NATS JetStream (Persistence Layer)#

What JetStream adds

  • Message persistence to disk.
  • Acknowledgements and retries.
  • Replay and consumer state.

Retention modes

  • Limits-based: keep last N messages or time window.
  • Work-queue: message delivered to one consumer.
  • Interest-based: stored while consumers exist.

Durability

  • Disk-backed storage.
  • Optional replication.
  • Still simpler than Kafka’s replication model.

Consumption model

  • Pull-based or push-based consumers.
  • Fine-grained control over acks and retries.
  • No partition rebalancing storms.

Strengths

  • Low operational overhead.
  • Low latency even with persistence.
  • Excellent for microservices messaging.

Limitations

  • Not designed for long-term historical data.
  • Smaller ecosystem than Kafka.
  • Limited stream processing capabilities.

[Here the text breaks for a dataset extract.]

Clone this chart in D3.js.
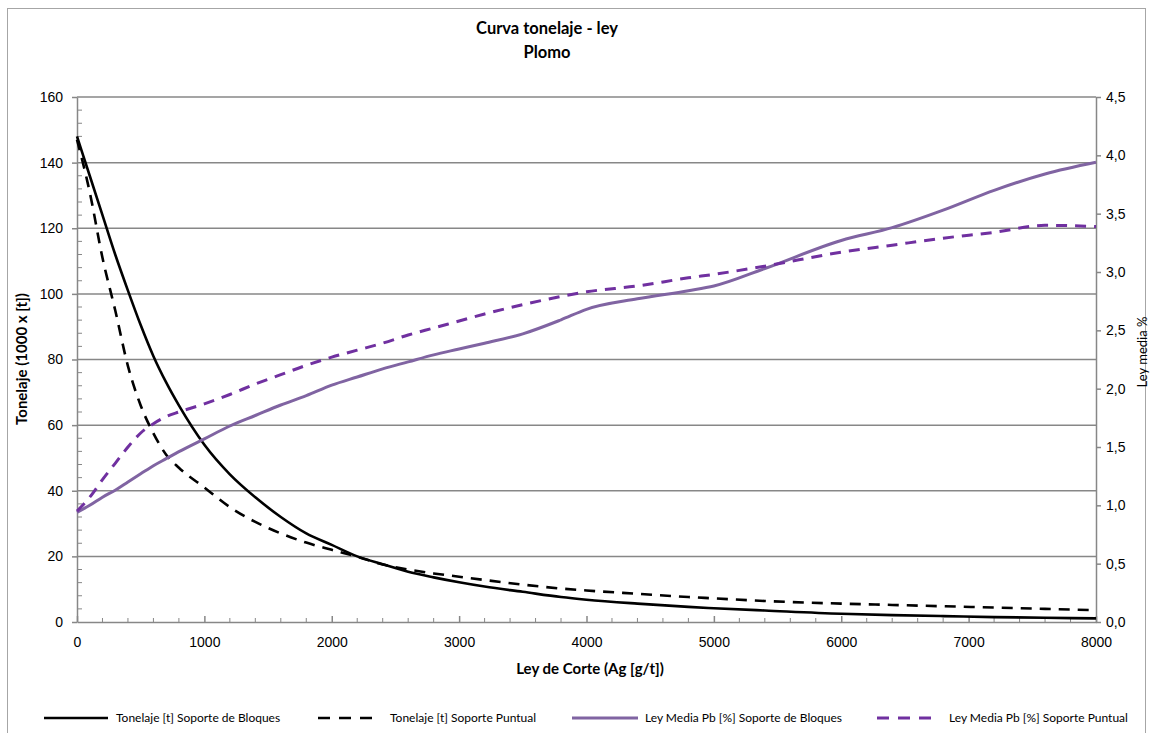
<!DOCTYPE html>
<html>
<head>
<meta charset="utf-8">
<script src="https://cdn.jsdelivr.net/npm/d3@7"></script>
<style>
  html, body { margin: 0; padding: 0; background: #fff; }
  svg { display: block; font-family: Lato, "Open Sans", sans-serif; }
  .tick text { fill: #000; }
</style>
</head>
<body>
<svg id="chart" width="1153" height="733"></svg>
<script>
// Cut-off grade (Ag g/t) shared by every series
const cutoff = [0, 100, 200, 300, 400, 500, 600, 700, 800, 1000, 1200, 1400, 1600, 1800,
  2000, 2200, 2400, 2600, 2800, 3000, 3200, 3500, 3800, 4000, 4400, 4800, 5000, 5400,
  6000, 6400, 6800, 7200, 7600, 8000];

// Tonnage (1000 x t), block support
const tonBloques = [148, 136, 124, 112, 101, 90.5, 81, 73, 66, 54, 45, 38, 32, 27,
  23.5, 20, 17.6, 15.3, 13.6, 12.1, 10.8, 9.2, 7.6, 6.8, 5.6, 4.6, 4.2, 3.5,
  2.5, 2.1, 1.8, 1.5, 1.3, 1.1];

// Tonnage (1000 x t), point support
const tonPuntual = [147, 131, 111, 95, 78, 66, 57.5, 51, 47, 41, 35, 30.5, 27, 24.2,
  22, 19.9, 17.5, 16.0, 14.8, 13.8, 12.8, 11.4, 10.2, 9.6, 8.6, 7.6, 7.2, 6.4,
  5.6, 5.2, 4.8, 4.4, 4.0, 3.6];

// Mean Pb grade (%), block support
const leyBloques = [0.94, 1.00, 1.07, 1.13, 1.20, 1.27, 1.34, 1.40, 1.46, 1.57, 1.68, 1.77, 1.86, 1.94,
  2.03, 2.10, 2.17, 2.23, 2.29, 2.34, 2.39, 2.47, 2.59, 2.68, 2.77, 2.84, 2.88, 3.03,
  3.27, 3.38, 3.53, 3.70, 3.84, 3.94];

// Mean Pb grade (%), point support
const leyPuntual = [0.95, 1.07, 1.22, 1.36, 1.50, 1.62, 1.70, 1.76, 1.80, 1.87, 1.95, 2.04, 2.12, 2.20,
  2.27, 2.33, 2.39, 2.46, 2.52, 2.58, 2.64, 2.72, 2.79, 2.83, 2.88, 2.95, 2.98, 3.05,
  3.17, 3.23, 3.29, 3.34, 3.40, 3.39];

const xTicks = [0, 1000, 2000, 3000, 4000, 5000, 6000, 7000, 8000];
const yLeftTicks = [0, 20, 40, 60, 80, 100, 120, 140, 160];
const yRightTicks = [0, 0.5, 1, 1.5, 2, 2.5, 3, 3.5, 4, 4.5];

const seriesNames = [
  "Tonelaje [t] Soporte de Bloques",
  "Tonelaje [t] Soporte Puntual",
  "Ley Media Pb [%] Soporte de Bloques",
  "Ley Media Pb [%] Soporte Puntual"
];

const svg = d3.select("#chart");
const gray = "#878787";
const plot = { left: 77, right: 1096, top: 97, bottom: 622 };

const x = d3.scaleLinear().domain([0, 8000]).range([plot.left, plot.right]);
const yL = d3.scaleLinear().domain([0, 160]).range([plot.bottom, plot.top]);
const yR = d3.scaleLinear().domain([0, 4.5]).range([plot.bottom, plot.top]);

// chart frame
svg.append("rect")
  .attr("x", 7.5).attr("y", 8.5).attr("width", 1138).attr("height", 760)
  .attr("fill", "none").attr("stroke", "#a6a6a6").attr("stroke-width", 1);

// titles
svg.append("text").attr("x", 547).attr("y", 34).attr("text-anchor", "middle")
  .attr("font-size", 16.5).attr("font-weight", "bold").text("Curva tonelaje - ley");
svg.append("text").attr("x", 547).attr("y", 58).attr("text-anchor", "middle")
  .attr("font-size", 16.5).attr("font-weight", "bold").text("Plomo");

// horizontal gridlines
svg.append("g").selectAll("line").data(yLeftTicks.filter(d => d > 0)).join("line")
  .attr("x1", plot.left).attr("x2", plot.right)
  .attr("y1", d => yL(d)).attr("y2", d => yL(d))
  .attr("stroke", gray).attr("stroke-width", 1.5);

// minor ticks
const minorLeft = d3.range(0, 161, 4).filter(d => d % 20 !== 0);
svg.append("g").selectAll("line").data(minorLeft).join("line")
  .attr("x1", plot.left).attr("x2", plot.left + 5)
  .attr("y1", d => yL(d)).attr("y2", d => yL(d))
  .attr("stroke", gray).attr("stroke-width", 1);
const minorX = d3.range(0, 8001, 200).filter(d => d % 1000 !== 0);
svg.append("g").selectAll("line").data(minorX).join("line")
  .attr("x1", d => x(d)).attr("x2", d => x(d))
  .attr("y1", plot.bottom).attr("y2", plot.bottom - 4)
  .attr("stroke", gray).attr("stroke-width", 1);

// axes
const axisStyle = g => {
  g.select(".domain").attr("stroke", gray).attr("stroke-width", 1.5);
  g.selectAll(".tick line").attr("stroke", gray).attr("stroke-width", 1.5);
  g.selectAll(".tick text").attr("font-size", 14).attr("fill", "#000");
};

svg.append("g").attr("transform", `translate(0,${plot.bottom})`)
  .call(d3.axisTop(x).tickValues(xTicks).tickSize(6).tickSizeOuter(0).tickFormat(d3.format("d")))
  .call(axisStyle)
  .call(g => g.selectAll(".tick text").attr("y", 21).attr("dy", "0.32em"));

svg.append("g").attr("transform", `translate(${plot.left},0)`)
  .call(d3.axisLeft(yL).tickValues(yLeftTicks).tickSize(5).tickSizeOuter(0).tickPadding(9))
  .call(axisStyle);

svg.append("g").attr("transform", `translate(${plot.right},0)`)
  .call(d3.axisRight(yR).tickValues(yRightTicks).tickSize(5).tickSizeOuter(0).tickPadding(5)
    .tickFormat(d => d3.format(".1f")(d).replace(".", ",")))
  .call(axisStyle);

// axis titles
svg.append("text").attr("x", 590).attr("y", 674).attr("text-anchor", "middle")
  .attr("font-size", 15).attr("font-weight", "bold").text("Ley de Corte (Ag [g/t])");
svg.append("text").attr("transform", "translate(27,359) rotate(-90)").attr("text-anchor", "middle")
  .attr("font-size", 15).attr("font-weight", "bold").text("Tonelaje (1000 x [t])");
svg.append("text").attr("transform", "translate(1147,352) rotate(-90)").attr("text-anchor", "middle")
  .attr("font-size", 13).text("Ley media %");

// series
const series = [
  { name: seriesNames[0], values: tonBloques, y: yL, color: "#000000", width: 2.6, dash: null },
  { name: seriesNames[1], values: tonPuntual, y: yL, color: "#000000", width: 2.6, dash: "11,8" },
  { name: seriesNames[2], values: leyBloques, y: yR, color: "#8064a2", width: 3, dash: null },
  { name: seriesNames[3], values: leyPuntual, y: yR, color: "#7030a0", width: 3, dash: "11,8" }
];

const lines = svg.append("g");
series.forEach(s => {
  const line = d3.line()
    .x((d, i) => x(cutoff[i]))
    .y(d => s.y(d))
    .curve(d3.curveMonotoneX);
  lines.append("path")
    .datum(s.values)
    .attr("d", line)
    .attr("fill", "none")
    .attr("stroke", s.color)
    .attr("stroke-width", s.width)
    .attr("stroke-dasharray", s.dash)
    .attr("stroke-linejoin", "round");
});

// legend
const legendPos = [
  { x1: 44, x2: 108, tx: 116 },
  { x1: 318, x2: 372, tx: 390 },
  { x1: 572, x2: 638, tx: 645 },
  { x1: 877, x2: 931, tx: 949 }
];
const legend = svg.append("g");
series.forEach((s, i) => {
  const p = legendPos[i];
  legend.append("line")
    .attr("x1", p.x1).attr("x2", p.x2).attr("y1", 718).attr("y2", 718)
    .attr("stroke", s.color).attr("stroke-width", s.width)
    .attr("stroke-dasharray", s.dash ? "12,9" : null);
  legend.append("text").attr("x", p.tx).attr("y", 718).attr("dy", "0.35em")
    .attr("font-size", 12).text(s.name);
});
</script>
</body>
</html>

Kafka vs NATS (How to Explain in Interview)#

AspectKafkaNATS
Primary goalEvent streamingReal-time messaging
LatencyMediumUltra-low
ThroughputExtremely highHigh
PersistenceAlways onOptional
ReplayNativeVia JetStream
ScalingPartitionsSubjects
Ops complexityHighLow

Simple rule

  • Kafka = data backbone.
  • NATS = nervous system.

Common Interview Deep-Dive Questions#

Why does Kafka need partitions? Partitions allow parallel writes and reads, but split ordering guarantees.

Why is consumer lag important? It shows how far consumers are behind and reveals backpressure or failures.

Why is exactly-once rarely used? It increases latency, complexity, and operational risk.

Can Kafka be used as a database? No. It lacks indexing, querying, and transactional semantics.

Why is NATS popular in microservices? Low latency, simple mental model, and native request/reply.

Does NATS support streaming? Yes, via JetStream, but with different trade-offs than Kafka.


Real-World Design Principles#

  • Prefer at-least-once + idempotent consumers.
  • Avoid designs that rely on global ordering.
  • Monitor lag, queue depth, and processing time.
  • Separate control traffic from data traffic.
  • Use messaging for decoupling, not state storage.
  • Simpler systems fail less often.